Chinese Spies Used Fake Facebook Profile To Friend NATO Officials
An anonymous reader writes "Late last year, senior British military officers, Defense Ministry officials, and other government officials were tricked into becoming Facebook friends with someone masquerading as United States Navy admiral James Stavridis. By doing so, they exposed their own personal information (such as private e-mail addresses, phone numbers, pictures, the names of family members, and possibly even the details of their movements), to unknown hackers."
Who knew that if you weren't friends with someone, they couldn't see your data. Hmm. Seriously though. Senior NATO officials have Facebook pages! Dumb! Their private information is on those Facebook pages? Dumber...

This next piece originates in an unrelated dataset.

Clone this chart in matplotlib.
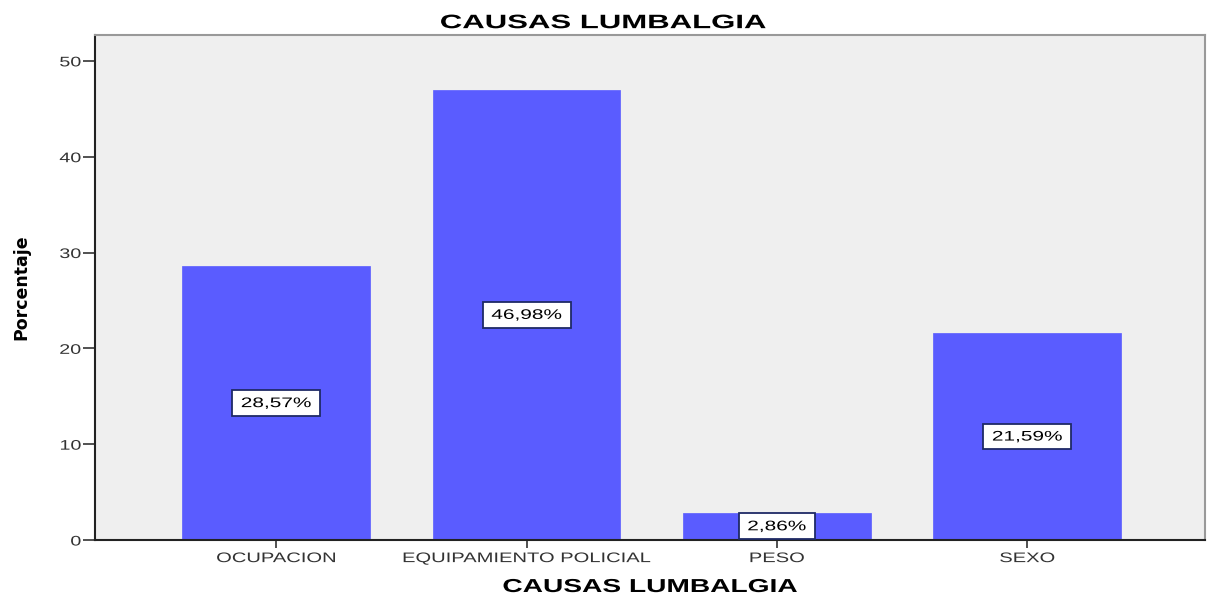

Registering for Facebook with a fake name hardly qualifies as hacking.
Surprisingly, the headline is more accurate than the story.
Hey, how's it going?
A friend of mine who retired from CIA after 26 years once told me that his family was only happy for six of those years... and not six consecutive years. Cut off from family and friends back home and in contact only by letters and the occasional "home leave" of a month or two, he was trying to fit back in to the country he spent his life trying to serve (back in the days when the Agency was less of an operational force and more of an intelligence gathering organization). I can see how Facebook would have made their lives more enjoyable with all the family and friends news (and even minutia). I'm sure it's a security risk par excellance but I can certainly understand why they'd do it. And I can especially understand why a wife, stuck inside an apartment in Djibouti trying to order six months of canned food from Denmark, might.
I don't expect Slashdot readers to grok it, though.
No one ever had to evacuate a city because the solar panels broke!